Q. Firstly, thank you for time and being here with us, but for those who may not be aware of who you are and what you’re bringing to the table?

A. Hello! I’m Jiwon Choi, Game Director of Lies of P, the action-adventure Souls-like video game.

Q. Why specifically Pinocchio? Out of all the fables, childhood stories, and tales we were told as children? It’s not necessarily the first story you’d think of when adapting for a Souls-like.

A. First of all it was a challenge for us to create for the first time, a single-player game, and also a Souls-like game. That’s why we wanted to attract more people and how we came to the idea of taking a story that is well-known, that everyone knows and has heard of. We were reading and approaching the original story of Pinocchio, which was not necessarily appropriate for children. Very dark, brutal even, and that was fitting for our game, we thought.

Q. You did just mention it, but Lies of P is based more on the original Carlo Collodi novel than the Disney version of Pinocchio, and for good reason, is that right?

A. One of our goals was to add another refreshing layer to a story that is so well known, but it surprised us to find out that Pinocchio’s original story isn’t widely known to be the dark, brutal tale it is. So this allowed us to add our own layer, with our own interpretation which is darker and more grotesque, which in turn we’ve added our own original twist to it, as you’ll see.
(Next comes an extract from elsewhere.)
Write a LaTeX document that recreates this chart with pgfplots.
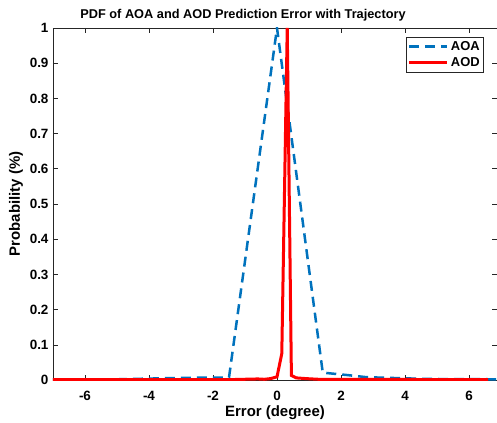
\documentclass[border=0pt]{standalone}
\usepackage{pgfplots}
\pgfplotsset{compat=1.18}
\usepackage{fontspec}
\setmainfont{Liberation Sans}

\definecolor{aoablue}{RGB}{0,114,189}
\definecolor{axisgray}{RGB}{38,38,38}

\begin{document}
\begin{tikzpicture}
\begin{axis}[
    scale only axis,
    width=444bp, height=352bp,
    xmin=-7, xmax=6.875,
    ymin=0, ymax=1,
    xtick={-6,-4,-2,0,2,4,6},
    ytick={0,0.1,0.2,0.3,0.4,0.5,0.6,0.7,0.8,0.9,1},
    yticklabels={0,0.1,0.2,0.3,0.4,0.5,0.6,0.7,0.8,0.9,1},
    tick align=inside,
    major tick length=5bp,
    axis line style={draw=axisgray, line width=0.6bp},
    tick style={draw=axisgray, line width=0.6bp},
    ticklabel style={font=\fontsize{13.5}{15}\selectfont\bfseries, text=black},
    /pgf/number format/assume math mode=true,
    xticklabel style={yshift=-8bp},
    yticklabel style={xshift=-1bp},
    xlabel={Error (degree)},
    ylabel={Probability (\%)},
    label style={font=\fontsize{15}{17}\selectfont\bfseries},
    xlabel style={at={(axis description cs:0.5,0)}, anchor=center, yshift=-33bp},
    ylabel style={at={(axis description cs:-0.0833,0.5)}, anchor=center},
    title={PDF of AOA and AOD Prediction Error with Trajectory},
    title style={font=\fontsize{12.8}{15}\selectfont\bfseries, at={(axis description cs:0.428,1)}, anchor=base, yshift=4bp},
    legend style={at={(1,1)}, anchor=north east, xshift=-13bp, yshift=-9bp,
        draw=axisgray, line width=0.6bp, font=\fontsize{13}{15}\selectfont\bfseries,
        inner sep=2bp, row sep=1.5bp},
    legend cell align=left,
    legend image code/.code={\draw[#1] (0bp,0bp) -- (38bp,0bp);},
]
% AOA: normalised histogram of prediction error
\addplot[aoablue, line width=2.5bp, dash pattern=on 10bp off 6bp] coordinates {
    (-7,0.002) (-5,0.002) (-4,0.004) (-3,0.006) (-2,0.007) (-1.5,0.007)
    (0,1)
    (1.43,0.021) (1.75,0.018) (2.2,0.014) (2.8,0.008) (3.9,0.005)
    (4.7,0.003) (6.875,0.002)
};
\addlegendentry{AOA}
% AOD
\addplot[red, line width=3bp] coordinates {
    (-7,0.001) (-3,0.001) (-1.5,0.001) (-0.6,0.003) (-0.4,0.002)
    (-0.2,0.004) (0,0.009) (0.15,0.075) (0.32,1) (0.45,0.013)
    (0.6,0.006) (0.9,0.004) (1.3,0.002) (6.6,0.001)
};
\addlegendentry{AOD}
\end{axis}
\pgfresetboundingbox
\useasboundingbox (-53bp,-43bp) rectangle (444bp,380bp);
\end{tikzpicture}
\end{document}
Q. With that said then, what creative license have you taken from the original story to allow it to be adapted to a Souls-like formula?

A. There are specific stories and characters in Lies of P that differ massively from the original story. For example, there is a rabbit and a hat which appears as more of a funny, hilarious character, but in the original story they have their fingers cut off, as well as a situation with Pinocchio getting trapped and almost getting hung, and these are the sorts of things that we can’t necessarily fit into our game, but have adapted in our way.

Q. Other than Pinocchio, and Geppetto – the obvious characters – what other characters are we likely to see be it from the original novel or the Disney versions we’re likely to meet during our journey?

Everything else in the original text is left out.